Return all of the data exactly as written, without the pictures.

++++++

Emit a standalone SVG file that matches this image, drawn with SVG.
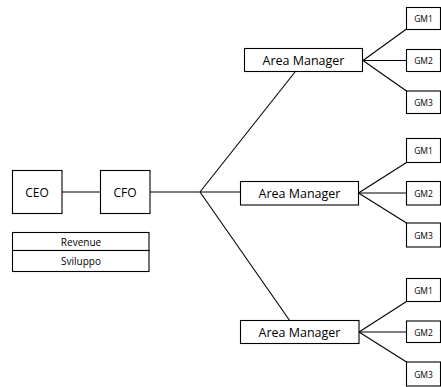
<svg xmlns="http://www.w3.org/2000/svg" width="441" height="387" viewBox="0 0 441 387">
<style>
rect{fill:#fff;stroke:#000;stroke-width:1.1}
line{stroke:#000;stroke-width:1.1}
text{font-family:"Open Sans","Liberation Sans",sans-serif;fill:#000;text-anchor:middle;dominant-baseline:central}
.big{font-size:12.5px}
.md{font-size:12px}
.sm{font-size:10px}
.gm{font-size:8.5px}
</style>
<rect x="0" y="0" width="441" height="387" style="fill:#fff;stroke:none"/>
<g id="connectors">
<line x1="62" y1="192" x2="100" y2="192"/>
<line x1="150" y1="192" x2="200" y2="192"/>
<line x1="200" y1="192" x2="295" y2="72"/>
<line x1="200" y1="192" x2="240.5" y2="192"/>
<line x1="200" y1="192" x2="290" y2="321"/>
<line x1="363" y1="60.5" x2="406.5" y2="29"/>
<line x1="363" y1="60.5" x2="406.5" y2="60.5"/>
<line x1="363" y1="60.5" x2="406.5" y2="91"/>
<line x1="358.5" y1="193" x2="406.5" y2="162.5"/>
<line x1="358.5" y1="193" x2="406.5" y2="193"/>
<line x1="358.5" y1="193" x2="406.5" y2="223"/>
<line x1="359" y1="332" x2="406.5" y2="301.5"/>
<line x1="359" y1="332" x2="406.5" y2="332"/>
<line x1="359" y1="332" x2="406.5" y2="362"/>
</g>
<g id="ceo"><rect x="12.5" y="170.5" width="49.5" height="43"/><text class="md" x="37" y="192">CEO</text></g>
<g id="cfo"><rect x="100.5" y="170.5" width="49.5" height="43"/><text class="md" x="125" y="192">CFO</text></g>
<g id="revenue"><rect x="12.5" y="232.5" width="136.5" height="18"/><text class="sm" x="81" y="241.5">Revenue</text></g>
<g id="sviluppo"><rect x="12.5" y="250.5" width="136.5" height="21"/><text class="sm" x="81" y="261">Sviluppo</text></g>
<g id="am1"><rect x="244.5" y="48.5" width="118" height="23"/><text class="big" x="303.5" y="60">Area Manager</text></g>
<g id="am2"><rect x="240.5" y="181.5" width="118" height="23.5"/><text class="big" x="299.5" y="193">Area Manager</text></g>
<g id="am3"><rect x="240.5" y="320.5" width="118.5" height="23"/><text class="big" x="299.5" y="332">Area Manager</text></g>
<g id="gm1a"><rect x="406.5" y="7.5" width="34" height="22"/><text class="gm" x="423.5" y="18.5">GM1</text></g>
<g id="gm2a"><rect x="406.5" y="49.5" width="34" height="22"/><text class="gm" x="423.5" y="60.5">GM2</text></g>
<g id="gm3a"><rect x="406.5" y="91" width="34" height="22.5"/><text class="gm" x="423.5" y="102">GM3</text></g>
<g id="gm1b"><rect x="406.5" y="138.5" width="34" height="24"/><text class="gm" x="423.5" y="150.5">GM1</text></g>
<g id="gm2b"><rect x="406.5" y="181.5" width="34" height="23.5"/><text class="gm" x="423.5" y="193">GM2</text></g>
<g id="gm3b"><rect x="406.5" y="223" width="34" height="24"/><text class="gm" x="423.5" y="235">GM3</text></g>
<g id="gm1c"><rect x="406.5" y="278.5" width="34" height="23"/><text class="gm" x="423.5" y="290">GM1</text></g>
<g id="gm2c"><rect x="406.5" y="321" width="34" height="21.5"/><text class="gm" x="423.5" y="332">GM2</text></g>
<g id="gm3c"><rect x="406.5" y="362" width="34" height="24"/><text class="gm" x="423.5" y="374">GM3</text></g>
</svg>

++++++

◆ Written solution:
Emit a standalone SVG file that matches this image, drawn with SVG.
<svg xmlns="http://www.w3.org/2000/svg" width="441" height="387" viewBox="0 0 441 387">
<style>
rect{fill:#fff;stroke:#000;stroke-width:1.1}
line{stroke:#000;stroke-width:1.1}
text{font-family:"Open Sans","Liberation Sans",sans-serif;fill:#000;text-anchor:middle;dominant-baseline:central}
.big{font-size:12.5px}
.md{font-size:12px}
.sm{font-size:10px}
.gm{font-size:8.5px}
</style>
<rect x="0" y="0" width="441" height="387" style="fill:#fff;stroke:none"/>
<g id="connectors">
<line x1="62" y1="192" x2="100" y2="192"/>
<line x1="150" y1="192" x2="200" y2="192"/>
<line x1="200" y1="192" x2="295" y2="72"/>
<line x1="200" y1="192" x2="240.5" y2="192"/>
<line x1="200" y1="192" x2="290" y2="321"/>
<line x1="363" y1="60.5" x2="406.5" y2="29"/>
<line x1="363" y1="60.5" x2="406.5" y2="60.5"/>
<line x1="363" y1="60.5" x2="406.5" y2="91"/>
<line x1="358.5" y1="193" x2="406.5" y2="162.5"/>
<line x1="358.5" y1="193" x2="406.5" y2="193"/>
<line x1="358.5" y1="193" x2="406.5" y2="223"/>
<line x1="359" y1="332" x2="406.5" y2="301.5"/>
<line x1="359" y1="332" x2="406.5" y2="332"/>
<line x1="359" y1="332" x2="406.5" y2="362"/>
</g>
<g id="ceo"><rect x="12.5" y="170.5" width="49.5" height="43"/><text class="md" x="37" y="192">CEO</text></g>
<g id="cfo"><rect x="100.5" y="170.5" width="49.5" height="43"/><text class="md" x="125" y="192">CFO</text></g>
<g id="revenue"><rect x="12.5" y="232.5" width="136.5" height="18"/><text class="sm" x="81" y="241.5">Revenue</text></g>
<g id="sviluppo"><rect x="12.5" y="250.5" width="136.5" height="21"/><text class="sm" x="81" y="261">Sviluppo</text></g>
<g id="am1"><rect x="244.5" y="48.5" width="118" height="23"/><text class="big" x="303.5" y="60">Area Manager</text></g>
<g id="am2"><rect x="240.5" y="181.5" width="118" height="23.5"/><text class="big" x="299.5" y="193">Area Manager</text></g>
<g id="am3"><rect x="240.5" y="320.5" width="118.5" height="23"/><text class="big" x="299.5" y="332">Area Manager</text></g>
<g id="gm1a"><rect x="406.5" y="7.5" width="34" height="22"/><text class="gm" x="423.5" y="18.5">GM1</text></g>
<g id="gm2a"><rect x="406.5" y="49.5" width="34" height="22"/><text class="gm" x="423.5" y="60.5">GM2</text></g>
<g id="gm3a"><rect x="406.5" y="91" width="34" height="22.5"/><text class="gm" x="423.5" y="102">GM3</text></g>
<g id="gm1b"><rect x="406.5" y="138.5" width="34" height="24"/><text class="gm" x="423.5" y="150.5">GM1</text></g>
<g id="gm2b"><rect x="406.5" y="181.5" width="34" height="23.5"/><text class="gm" x="423.5" y="193">GM2</text></g>
<g id="gm3b"><rect x="406.5" y="223" width="34" height="24"/><text class="gm" x="423.5" y="235">GM3</text></g>
<g id="gm1c"><rect x="406.5" y="278.5" width="34" height="23"/><text class="gm" x="423.5" y="290">GM1</text></g>
<g id="gm2c"><rect x="406.5" y="321" width="34" height="21.5"/><text class="gm" x="423.5" y="332">GM2</text></g>
<g id="gm3c"><rect x="406.5" y="362" width="34" height="24"/><text class="gm" x="423.5" y="374">GM3</text></g>
</svg>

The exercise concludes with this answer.